Concrete-walled, buried, sealed against the end of the world, and yet the most dangerous thing down here is thermodynamics, quietly winning.
Consider the sealed door. It keeps the outside out, which means it also keeps everything in, including the breath of whoever is hiding. Every exhale is roughly four percent carbon dioxide, and in a sealed volume that number only climbs. This is not a moral failing of the bunker; it is the second law.
A closed system trends toward disorder, and a lungful of ordered oxygen becomes a lungful of scattered carbon dioxide, and there is no wall thick enough to reverse that arrow. The scrubbers and fans are not defeating entropy. They are paying a ransom to it, in electricity, forever.
Look at the canned food, stacked to the ceiling in gleaming rows.

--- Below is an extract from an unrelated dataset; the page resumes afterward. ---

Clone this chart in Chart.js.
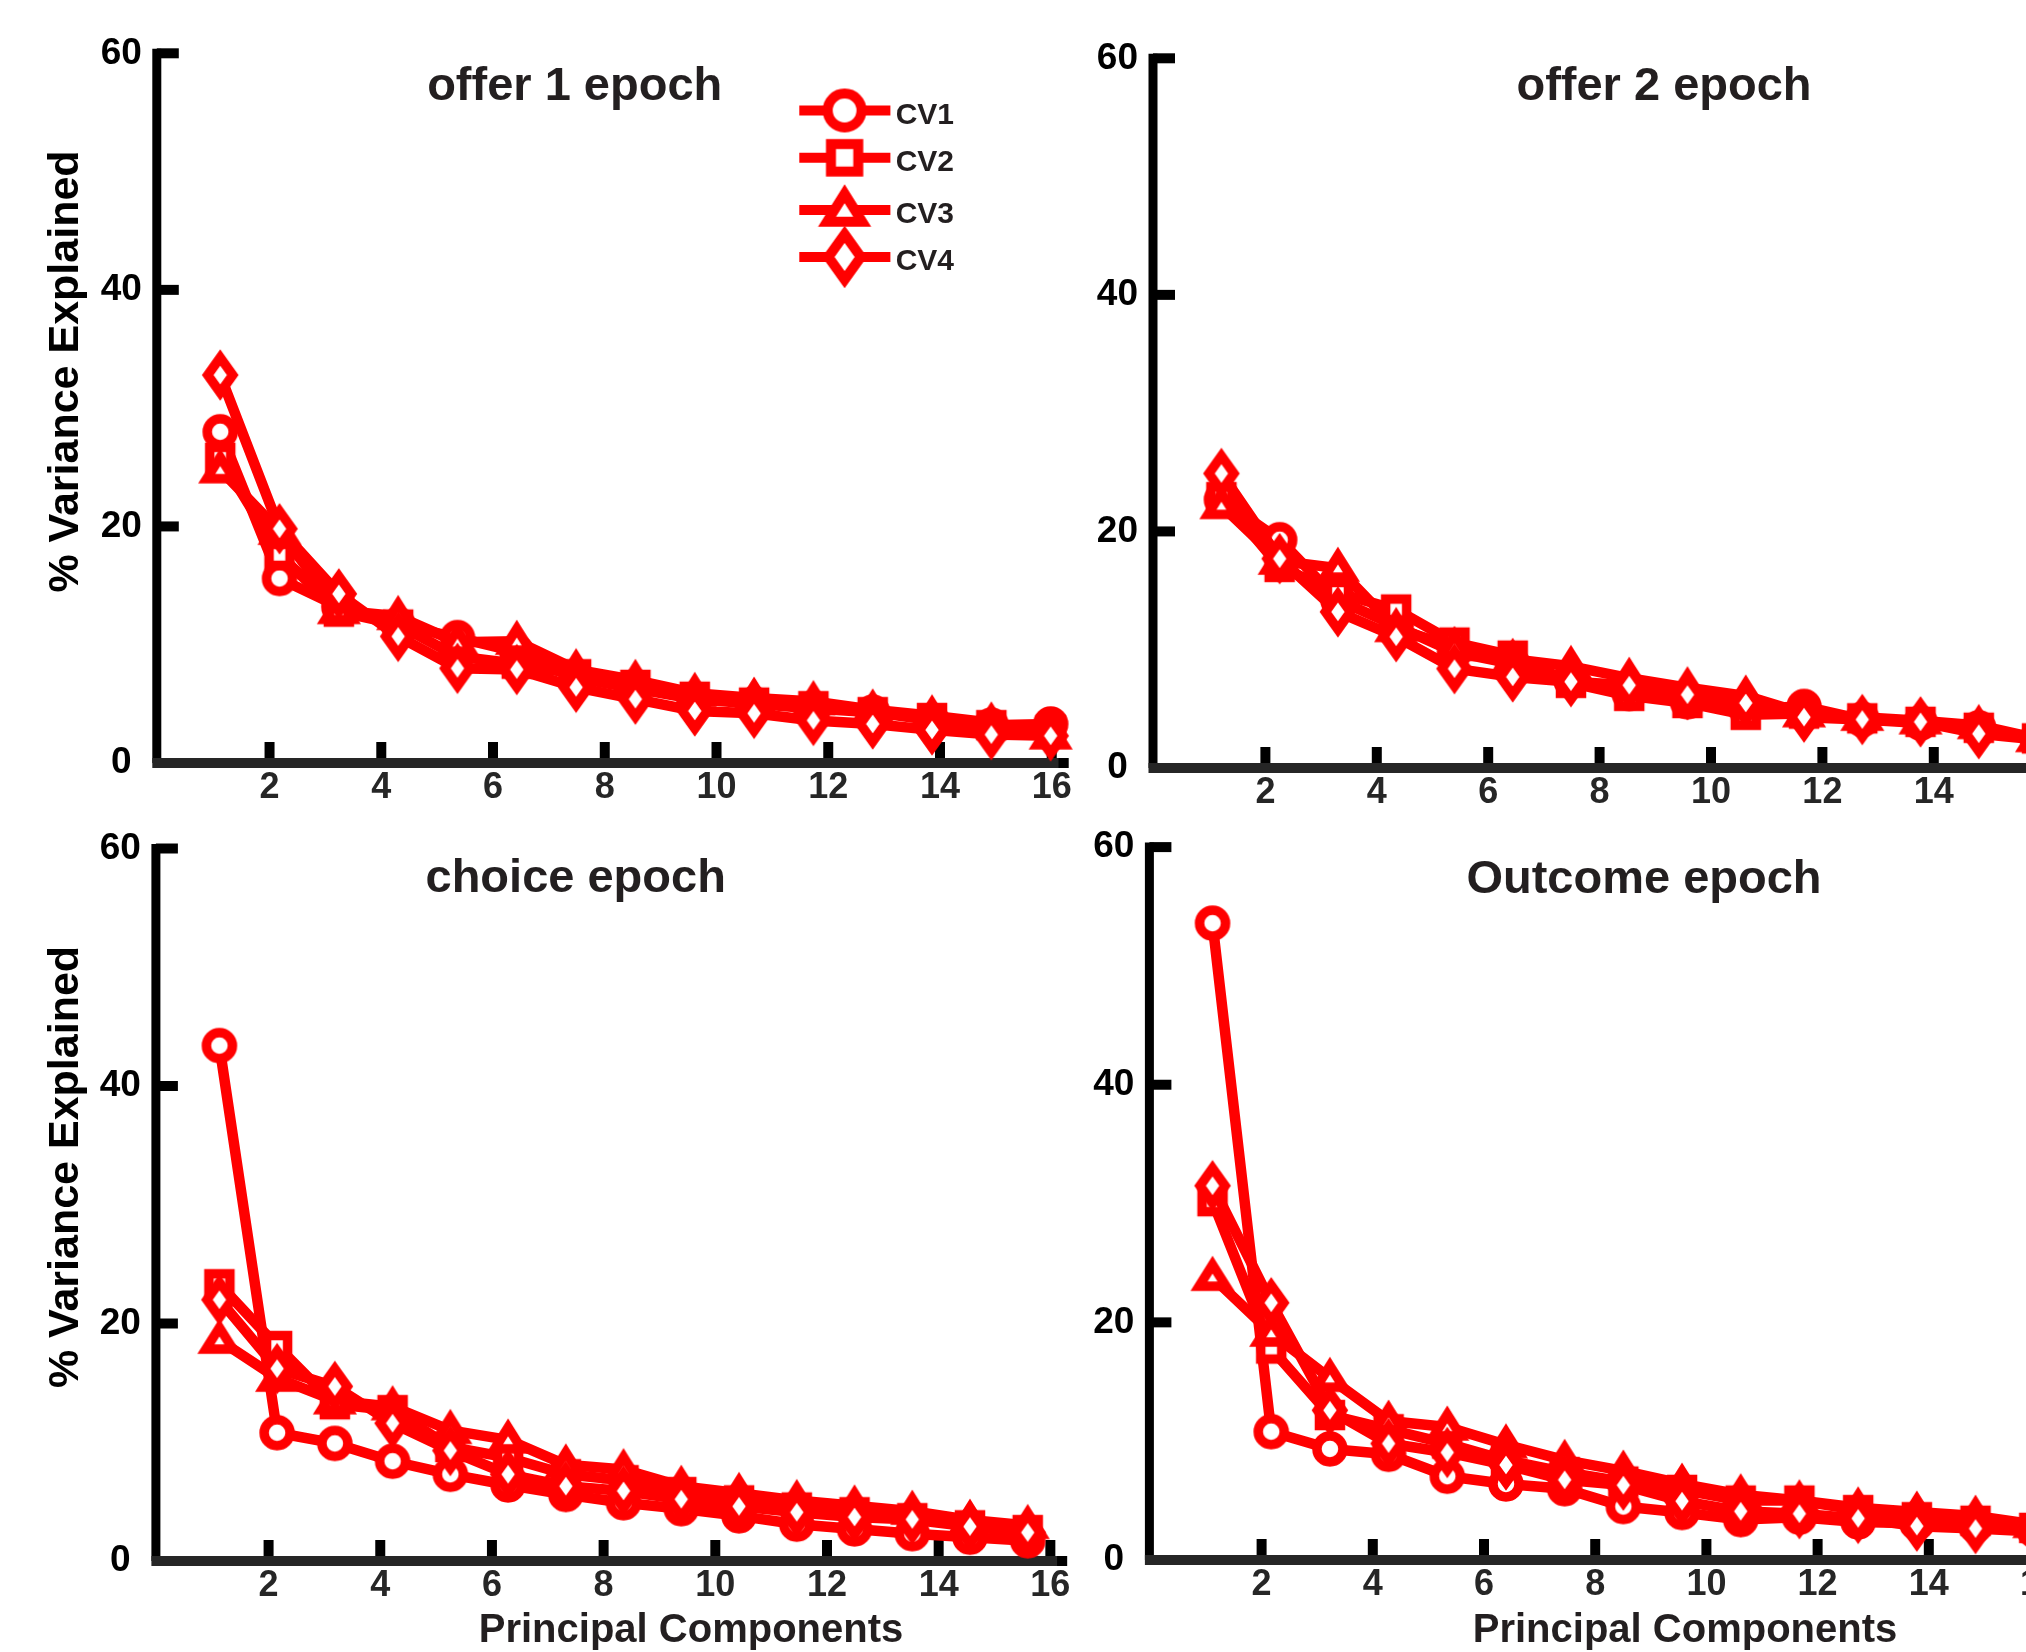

Each can is a tiny act of defiance against time, a pocket where the microbes have been heat-killed and locked out. But the atoms inside were forged in dying stars and have been falling apart at a stately rate since before the Earth had a crust.
That corn was assembled from carbon that a supernova coughed into the galaxy. The prepper thinks the can holds soup. It holds fusion ash from a star that detonated five billion years ago, sealed under a lid you can open with your thumb.
And the whole vault, the concrete, the guns, the water drums, sits on a planet that is itself a warm crust over a molten iron heart, hurtling around a fusion reactor at thirty kilometers a second. The great irony of the fortress is its address. You cannot bunker against the universe when your foundation is already in freefall through it, cooling, spinning, and carrying you along whether you signed the lease or not.